Futures Exchange Awaits SEC Guidance
OneChicago, an exchange that trades single-stock futures, is awaiting guidance from the Securities and Exchange Commission that would essentially give a green light to equity swaps trading on exchanges or swap execution facilities (SEFs).
The SEC has been tasked with overseeing security-based swaps under provisions of the Dodd-Frank Act, which requires most swaps to be executed on exchanges or SEFs and centrally cleared. Most of the SEFs that have been approved by the Commodity Futures Trading Commission trade interest-rate swaps or credit-default swaps.
“We are waiting for the SEC to give guidance on the date that equity swaps have to begin to either trade on an exchange or a SEF,” said David Downey, chief executive of OneChicago. “Participants, if they trade on an exchange or SEF, will be subject to both exchange and clearing fees, as well as connection costs.
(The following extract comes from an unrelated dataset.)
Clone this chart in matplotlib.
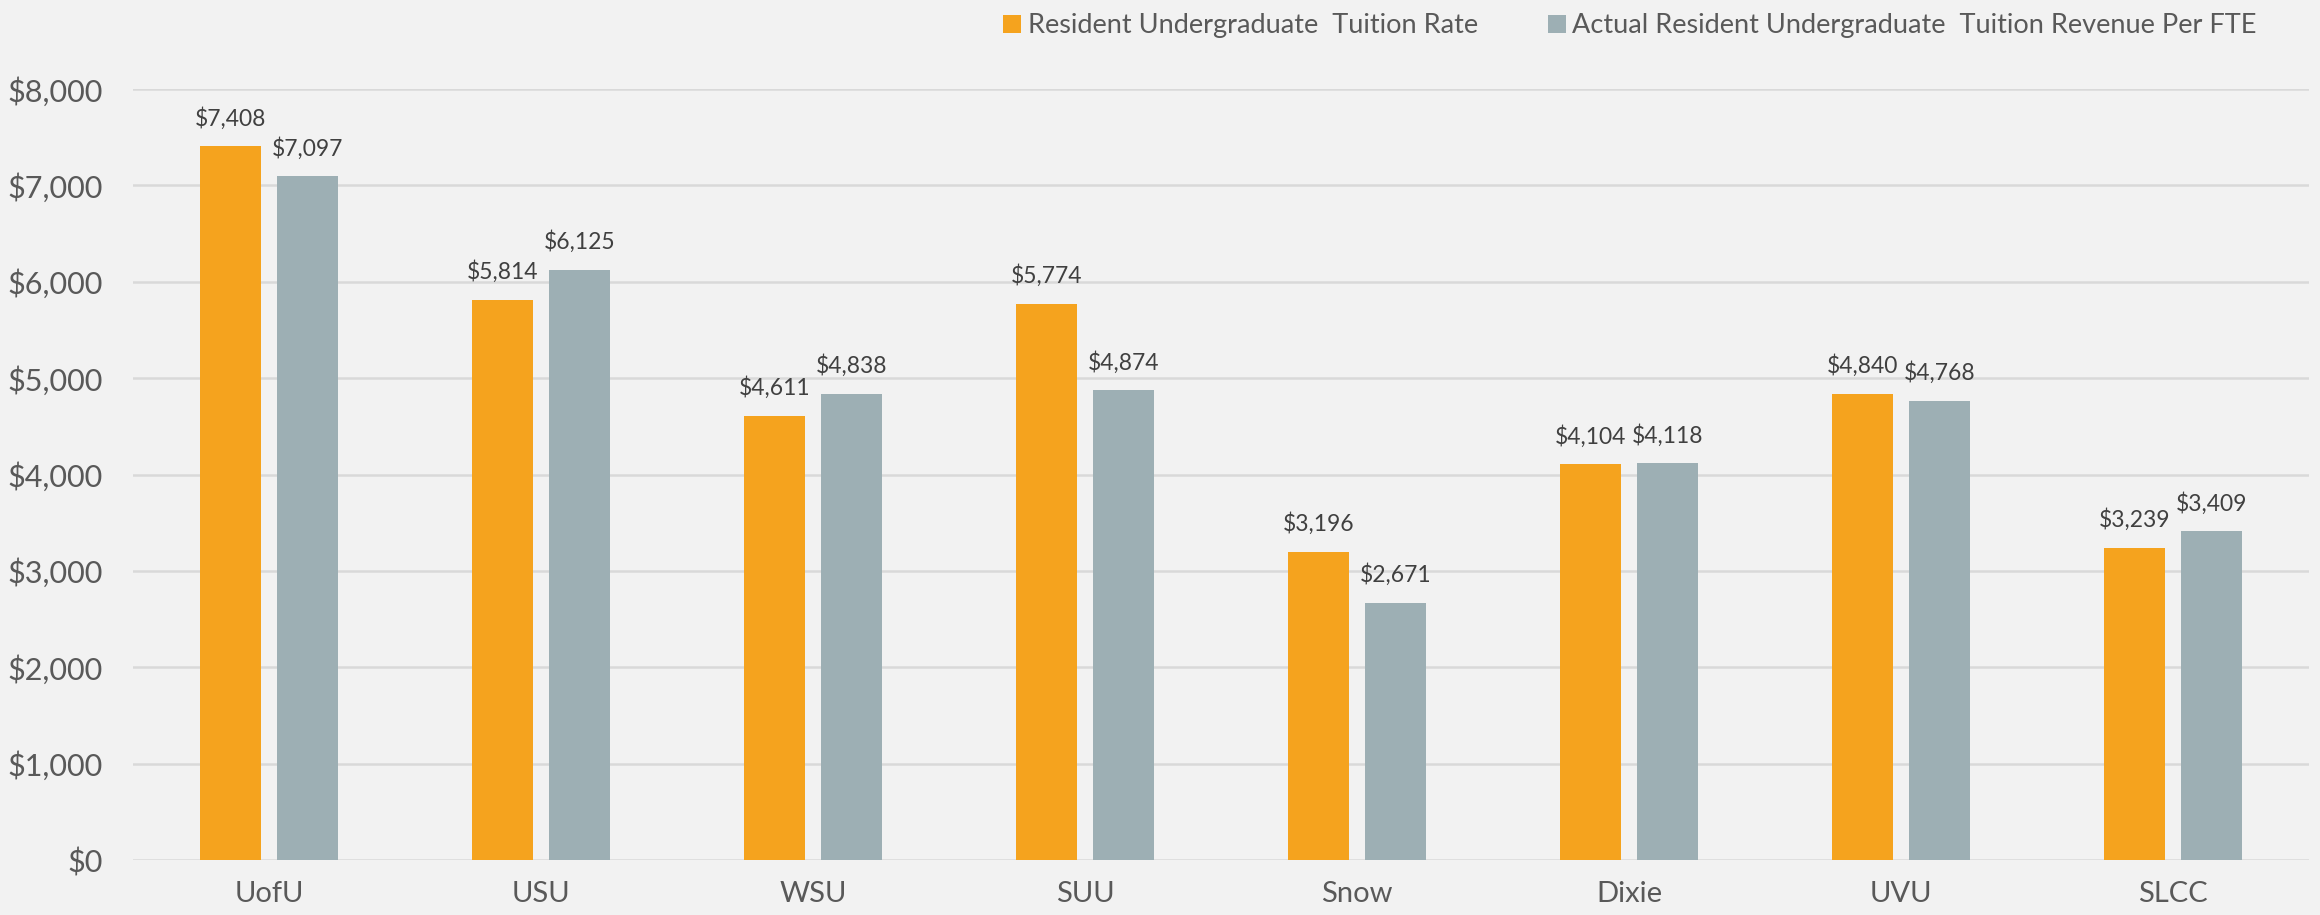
import numpy as np
import matplotlib.pyplot as plt

schools = ['UofU', 'USU', 'WSU', 'SUU', 'Snow', 'Dixie', 'UVU', 'SLCC']
tuition_rate = [7408, 5814, 4611, 5774, 3196, 4104, 4840, 3239]
revenue_fte = [7097, 6125, 4838, 4874, 2671, 4118, 4768, 3409]
yticks = [0, 1000, 2000, 3000, 4000, 5000, 6000, 7000, 8000]

plt.rcParams['font.family'] = ['Lato', 'DejaVu Sans']

bg = '#F2F2F2'
orange = '#F5A31E'
grey = '#9DAFB4'
txt = '#595959'

fig = plt.figure(figsize=(23.2, 9.15), dpi=100, facecolor=bg)
ax = fig.add_axes([0.0573, 0.0601, 0.938, 0.8426], facecolor=bg)

x = np.arange(len(schools))
w = 0.224
off = 0.1415
b1 = ax.bar(x - off, tuition_rate, w, color=orange, label='Resident Undergraduate  Tuition Rate', zorder=3)
b2 = ax.bar(x + off, revenue_fte, w, color=grey, label='Actual Resident Undergraduate  Tuition Revenue Per FTE', zorder=3)

for bars in (b1, b2):
    ax.bar_label(bars, labels=['${:,}'.format(v) for v in bars.datavalues],
                 padding=12, fontsize=16.5, color='#404040')

ax.set_xlim(-0.5, len(schools) - 0.5)
ax.set_ylim(0, 8000)
ax.set_yticks(yticks)
ax.set_yticklabels(['${:,}'.format(v) for v in yticks])
ax.set_xticks(x)
ax.set_xticklabels(schools)
ax.tick_params(axis='both', length=0, colors=txt)
ax.tick_params(axis='y', labelsize=22, pad=22)
ax.tick_params(axis='x', labelsize=21, pad=15)
ax.grid(axis='y', color='#D9D9D9', linewidth=1.8, zorder=0)
for s in ax.spines.values():
    s.set_visible(False)

fig.legend(loc='center', bbox_to_anchor=(0.7026, 0.972), ncol=2, frameon=False,
           fontsize=19.5, labelcolor=txt, handlelength=0.65, handleheight=0.65,
           handletextpad=0.25, columnspacing=2.6)

plt.savefig('out.png', dpi=100, facecolor=bg)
All those costs are frictions on doing a trade.”
OneChicago has stated in comment letters that venues that trade OTC products should be subject to the same requirements as exchange-traded instruments.
Earlier this year, the SEC issued guidance explaining that a SSF has the same risk profile as a share of stock. “This means that they relatively expensive stock positions can be exchanged for an SSF via n EFP [exchange of futures for physical] transaction,” Downey said.
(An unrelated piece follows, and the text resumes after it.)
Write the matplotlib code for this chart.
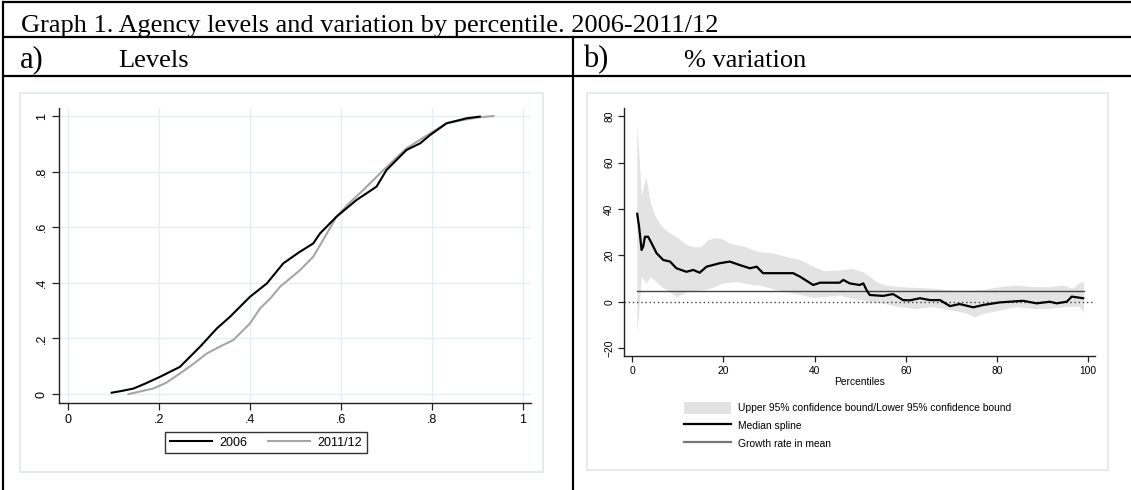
"""Graph 1 - agency levels (CDF) and % variation by percentile, 2006-2011/12."""
import matplotlib

matplotlib.use("Agg")
import matplotlib.pyplot as plt
from matplotlib.patches import Patch, Rectangle
from matplotlib.lines import Line2D

plt.rcParams["font.family"] = ["Liberation Sans", "DejaVu Sans"]

# ---- panel a: cumulative distribution of agency ----
LVL_X_2006 = [0.096, 0.12, 0.144, 0.17, 0.202, 0.246, 0.29, 0.327, 0.356, 0.40, 0.437,
              0.473, 0.506, 0.539, 0.554, 0.59, 0.634, 0.678, 0.70, 0.744, 0.774, 0.796,
              0.832, 0.876, 0.905]
LVL_Y_2006 = [0.005, 0.012, 0.02, 0.038, 0.062, 0.098, 0.17, 0.236, 0.278, 0.35, 0.398,
              0.47, 0.508, 0.542, 0.578, 0.638, 0.698, 0.746, 0.806, 0.878, 0.902, 0.932,
              0.974, 0.992, 0.998]
LVL_X_2011 = [0.133, 0.16, 0.1875, 0.215, 0.246, 0.275, 0.305, 0.335, 0.363, 0.40, 0.422,
              0.445, 0.466, 0.51, 0.539, 0.569, 0.59, 0.62, 0.649, 0.686, 0.715, 0.744,
              0.796, 0.832, 0.869, 0.90, 0.935]
LVL_Y_2011 = [0.0, 0.01, 0.02, 0.04, 0.074, 0.108, 0.146, 0.172, 0.194, 0.254, 0.308,
              0.345, 0.386, 0.446, 0.494, 0.578, 0.638, 0.69, 0.734, 0.794, 0.84, 0.884,
              0.938, 0.974, 0.986, 0.995, 1.0]
LVL_TICKS = [0, 0.2, 0.4, 0.6, 0.8, 1]
LVL_TICKLABELS = ["0", ".2", ".4", ".6", ".8", "1"]

# ---- panel b: % variation by percentile ----
BAND_X = [1, 1.5, 2, 2.5, 3, 4, 5, 6.5, 8, 9.7, 12, 13.5, 15, 16.5, 18, 19.5, 21.5, 23,
          25, 27, 28, 31, 34, 37, 40, 42, 45.5, 48, 50.5, 52, 53.5, 55.5, 58.5, 62, 66,
          70, 73, 75, 77, 80.5, 84, 88, 91.5, 94.5, 96.5, 98, 99]
BAND_UP = [77, 62.6, 45.3, 50, 54, 42.5, 37, 32.4, 30, 28, 24.5, 23.7, 23.7, 26.6, 27.6,
           27.3, 25.2, 24.5, 23.7, 22, 21.6, 20.9, 19.4, 18, 15, 13.4, 13.7, 14.4, 13, 11,
           8.6, 7.2, 6.5, 6.2, 5.8, 5.0, 5.0, 5.0, 5.3, 6.5, 7.2, 6.5, 6.5, 7.2, 5.8, 8.2,
           8.6]
BAND_LO = [-13.6, -2.2, 10.8, 9.5, 7.9, 10.8, 9, 6.5, 4.5, 2.2, 4.3, 4.8, 5, 5.5, 6.5,
           7.9, 8.4, 8.6, 7.9, 7.2, 7.2, 5.5, 4.2, 3, 1.8, 2.2, 2.9, 1.5, 0.7, 0, -0.3,
           -0.8, -2.2, -2.9, -2.2, -3.6, -4.7, -6.5, -5, -3.6, -2.2, -2.9, -2.9, -2.2, -2,
           -2, -4.7]
MED_X = [1.1, 1.5, 2.06, 2.4, 2.8, 3.5, 4.25, 5.35, 6.8, 8.3, 9.7, 11.9, 13.4, 14.8,
         16.3, 19.2, 21.4, 23.6, 25.8, 27.3, 28.7, 32.4, 35.3, 36.8, 39.7, 41.2, 44.1,
         45.5, 46.3, 47.7, 49.9, 50.7, 51.4, 52.1, 55, 57.2, 59.4, 60.9, 63.1, 65.3, 67.5,
         69.7, 71.8, 74.8, 77, 80.6, 85.7, 88.7, 91.6, 93.1, 95.3, 96.4, 97.5, 98.9]
MED_Y = [37.9, 32.4, 22.3, 23.7, 28, 28, 25.2, 20.9, 18, 17.3, 14.4, 12.9, 13.7, 12.5,
         15.1, 16.6, 17.3, 15.8, 14.4, 15.1, 12.3, 12.3, 12.3, 10.8, 7.2, 8.2, 8.2, 8.2,
         9.4, 7.9, 7.2, 7.9, 5.0, 2.9, 2.5, 3.3, 0.7, 0.6, 1.5, 0.7, 0.7, -1.9, -1.0, -2.4,
         -1.4, -0.3, 0.4, -0.7, 0.0, -0.7, 0.0, 2.2, 1.9, 1.5]
MEAN_GROWTH = 4.5
MEAN_SPAN = [1, 99]
PCT_XTICKS = [0, 20, 40, 60, 80, 100]
PCT_YTICKS = [-20, 0, 20, 40, 60, 80]

W, H = 1131, 490
GRID = "#e6eef0"
REGION = "#e0e8ea"
SERIF = ["Liberation Serif", "DejaVu Serif"]


def fx(px):
    return px / W


def fy(py):
    return 1 - py / H


fig = plt.figure(figsize=(W / 100, H / 100), dpi=100)

# background table, drawn in pixel coordinates
bg = fig.add_axes([0, 0, 1, 1], zorder=0)
bg.set_xlim(0, W); bg.set_ylim(H, 0); bg.axis("off")
for y in (2, 37.5, 76):
    bg.plot([2, W], [y, y], color="black", lw=1.6, solid_capstyle="butt")
bg.plot([2.5, 2.5], [2, H], color="black", lw=1.6)
bg.plot([573, 573], [37.5, H], color="black", lw=1.6)
bg.text(21, 32, "Graph 1. Agency levels and variation by percentile. 2006-2011/12",
        family=SERIF, fontsize=19, va="baseline")
bg.text(20, 67, "a)", family=SERIF, fontsize=22, va="baseline")
bg.text(118, 67, "Levels", family=SERIF, fontsize=19, va="baseline")
bg.text(583, 67, "b)", family=SERIF, fontsize=22, va="baseline")
bg.text(684, 67, "% variation", family=SERIF, fontsize=19, va="baseline")
# Stata graph regions
bg.add_patch(Rectangle((20, 93), 523, 379, fc="white", ec=REGION, lw=1.2))
bg.add_patch(Rectangle((587, 93), 521, 377, fc="white", ec=REGION, lw=1.2))

# ---- panel a ----
ax = fig.add_axes([fx(59), fy(403), fx(531 - 59), (403 - 108) / H], zorder=1)
ax.plot(LVL_X_2006, LVL_Y_2006, color="black", lw=1.5, label="2006", zorder=3)
ax.plot(LVL_X_2011, LVL_Y_2011, color="#a6a6a6", lw=1.5, label="2011/12", zorder=2)
ax.set_xlim(-0.0198, 1.0176); ax.set_ylim(-0.032, 1.029)
ax.set_xticks(LVL_TICKS, LVL_TICKLABELS)
ax.set_yticks(LVL_TICKS, LVL_TICKLABELS)
ax.grid(True, color=GRID, lw=1.0)
ax.set_axisbelow(True)
for s in ("top", "right"):
    ax.spines[s].set_visible(False)
for s in ("left", "bottom"):
    ax.spines[s].set_color("#222"); ax.spines[s].set_linewidth(1.0)
ax.tick_params(axis="both", length=5, width=0.9, labelsize=9, pad=3, color="#222")
for lab in ax.get_yticklabels():
    lab.set_rotation(90); lab.set_va("center")
leg = ax.legend(loc="center", bbox_to_anchor=(fx(266), fy(442.5)),
                bbox_transform=fig.transFigure, ncol=2, fontsize=9, frameon=True,
                fancybox=False, edgecolor="black", handlelength=3.4, handletextpad=0.6,
                columnspacing=1.6, borderpad=0.35)
leg.get_frame().set_linewidth(1.0)

# ---- panel b ----
bx = fig.add_axes([fx(624), fy(356), fx(1095 - 624), (356 - 108) / H], zorder=1)
bx.fill_between(BAND_X, BAND_LO, BAND_UP, color="#e3e3e3", lw=0, zorder=1)
bx.axhline(0, color="#444", lw=1.0, ls=(0, (1, 2)), zorder=2)
bx.plot(MEAN_SPAN, [MEAN_GROWTH, MEAN_GROWTH], color="#444", lw=1.0, zorder=3)
bx.plot(MED_X, MED_Y, color="black", lw=1.6, zorder=4)
bx.set_xlim(-1.8, 101.5); bx.set_ylim(-23.4, 83.5)
bx.set_xticks(PCT_XTICKS); bx.set_yticks(PCT_YTICKS)
for s in ("top", "right"):
    bx.spines[s].set_visible(False)
for s in ("left", "bottom"):
    bx.spines[s].set_color("#222"); bx.spines[s].set_linewidth(1.0)
bx.tick_params(axis="both", length=4, width=0.9, labelsize=7.4, pad=3, color="#222")
for lab in bx.get_yticklabels():
    lab.set_rotation(90); lab.set_va("center")
bx.set_xlabel("Percentiles", fontsize=7.4, labelpad=1)
handles = [Patch(fc="#e3e3e3", ec="none"),
           Line2D([], [], color="black", lw=1.6),
           Line2D([], [], color="#777", lw=1.6)]
labels = ["Upper 95% confidence bound/Lower 95% confidence bound",
          "Median spline", "Growth rate in mean"]
bx.legend(handles, labels, loc="upper left", bbox_to_anchor=(fx(679), fy(397)),
          bbox_transform=fig.transFigure, frameon=False, fontsize=7.4, borderpad=0,
          handlelength=4.6, handleheight=1.4, handletextpad=0.65, labelspacing=0.55)

fig.savefig("out.png", dpi=100)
An EFP is a combination order to sell (buy) an amount of stock and simultaneously buy (sell) a proportionate number of SSFs. “An EFP is the equivalent of securities lending, without the added costs,” said Downey. “We are providing an exchange-traded, centrally-cleared, Dodd-Frank-compliant derivative product that is simply a legally binding agreement that holds two parties to a discipline of mark to market, which is what a swap is. Both parties will have the added benefit of removing their current positions from their balance sheets without changing their market position, as SSF are off-balance sheet items.”
Securities lending is primarily a back-office function that effectively is an over-the-counter derivative transaction. “Securities lending is currently an operations function,” Downey said. “However it should be viewed as a trading strategy and therefore be included in the investment manager’s responsibility. There are substantial profits being ceded to intermediaries that could accrue to the funds and their clients instead.”
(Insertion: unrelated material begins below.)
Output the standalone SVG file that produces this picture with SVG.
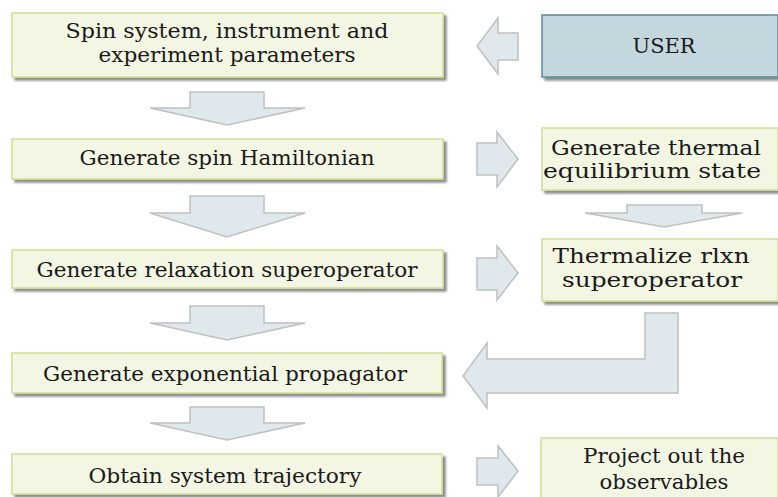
<svg xmlns="http://www.w3.org/2000/svg" width="778" height="497" viewBox="0 0 778 497">
<defs>
<filter id="sh" x="-5%" y="-20%" width="115%" height="150%">
<feGaussianBlur in="SourceAlpha" stdDeviation="1.3"/>
<feOffset dx="2.5" dy="2.5" result="b"/>
<feComponentTransfer><feFuncA type="linear" slope="0.45"/></feComponentTransfer>
<feMerge><feMergeNode/><feMergeNode in="SourceGraphic"/></feMerge>
</filter>
<style>
.box{fill:#F4F6E4;stroke:#D0DE94;stroke-width:1.5;filter:url(#sh)}
.user{fill:#C4D7DE;stroke:#5B8A96;stroke-width:1.5;filter:url(#sh)}
.arr{fill:#DEE8ED;stroke:#C0C0C0;stroke-width:1.5}
text{font-family:"DejaVu Serif","Liberation Serif",serif;font-size:21px;fill:#1a1a1a;text-anchor:middle}
</style>
</defs>
<rect width="778" height="497" fill="#fff"/>
<g id="connectors">
<polygon class="arr" points="518,33 498,33 498,18 477,46 498,74 498,60 518,60"/>
<polygon class="arr" points="190,92 264,92 264,108 305,108 227,125 150,108 190,108"/>
<polygon class="arr" points="477,143 497,143 497,132 518,159 497,187 497,175 477,175"/>
<polygon class="arr" points="190,196 264,196 264,213 305,213 227,237 150,213 190,213"/>
<polygon class="arr" points="627,205 702,205 702,213 742,213 664,227 585,213 627,213"/>
<polygon class="arr" points="477,258 497,258 497,246 518,273 497,300 497,290 477,290"/>
<polygon class="arr" points="190,306 264,306 264,323 305,323 227,340 150,323 190,323"/>
<polygon class="arr" points="645,313 678,313 678,393 487,393 487,408 463,376 487,343 487,359 645,359"/>
<polygon class="arr" points="190,407 264,407 264,423 305,423 227,440 150,423 190,423"/>
<polygon class="arr" points="477,458 498,458 498,446 518,471 498,497 498,485 477,485"/>
</g>
<g id="n1"><rect class="box" x="12" y="13" width="431" height="64"/>
<text x="227" y="38" textLength="323" lengthAdjust="spacingAndGlyphs">Spin system, instrument and</text><text x="227" y="62" textLength="257" lengthAdjust="spacingAndGlyphs">experiment parameters</text></g>
<g id="n-user"><rect class="user" x="542" y="15" width="236" height="62"/>
<text x="664" y="53" textLength="63" lengthAdjust="spacingAndGlyphs">USER</text></g>
<g id="n2"><rect class="box" x="12" y="139" width="431" height="40"/>
<text x="227" y="165" textLength="295" lengthAdjust="spacingAndGlyphs">Generate spin Hamiltonian</text></g>
<g id="n-thermal"><rect class="box" x="542" y="128" width="236" height="62"/>
<text x="656" y="155" textLength="210" lengthAdjust="spacingAndGlyphs">Generate thermal</text><text x="652" y="178" textLength="218" lengthAdjust="spacingAndGlyphs">equilibrium state</text></g>
<g id="n3"><rect class="box" x="12" y="250" width="431" height="38"/>
<text x="227" y="277" textLength="381" lengthAdjust="spacingAndGlyphs">Generate relaxation superoperator</text></g>
<g id="n-thermalize"><rect class="box" x="542" y="239" width="236" height="62"/>
<text x="651" y="263" textLength="197" lengthAdjust="spacingAndGlyphs">Thermalize rlxn</text><text x="652" y="287" textLength="180" lengthAdjust="spacingAndGlyphs">superoperator</text></g>
<g id="n4"><rect class="box" x="12" y="353" width="430" height="40"/>
<text x="225" y="381" textLength="364" lengthAdjust="spacingAndGlyphs">Generate exponential propagator</text></g>
<g id="n5"><rect class="box" x="12" y="454" width="430" height="40"/>
<text x="225" y="483" textLength="273" lengthAdjust="spacingAndGlyphs">Obtain system trajectory</text></g>
<g id="n-project"><rect class="box" x="541" y="438" width="237" height="64"/>
<text x="664" y="463" textLength="162" lengthAdjust="spacingAndGlyphs">Project out the</text><text x="664" y="489" textLength="129" lengthAdjust="spacingAndGlyphs">observables</text></g>
</svg>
OneChicago is the only U.S. equity finance exchange for trading security futures and the related EFP. Contracts are cleared through the Options Clearing Corp. (OCC)
“OneChicago is a growing equity finance exchange operating in an evolving regulatory landscape, and I’m looking forward to helping the firm navigate those changes while continuing to maintain its regulatory and compliance efforts,” said Waseem Barazi, who was recently appointed chief regulatory officer at OneChicago. “As derivatives transactions increasingly move from the OTC space to exchanges like OneChicago as a result of Dodd-Frank, it is imperative that we uphold the principles of transparency and regulatory compliance our customers seek when utilizing our exchange-traded futures products.”
Barazi serves as the exchange’s primary liaison to the Commodity Futures Trading Commission and the U.S. Securities and Exchange Commission (SEC).
Barazi, who had previously been Director of Market Regulation, first joined OneChicago in 2011, providing legal research and analysis regarding the exchange’s regulatory and compliance functions “We are thrilled to be able to name Waseem to this position,” said Downey. “While Waseem brings an extremely high intellect and a background in law and compliance, it is his self-propelled personality and understanding of technology that makes him ideally suited to this new job.”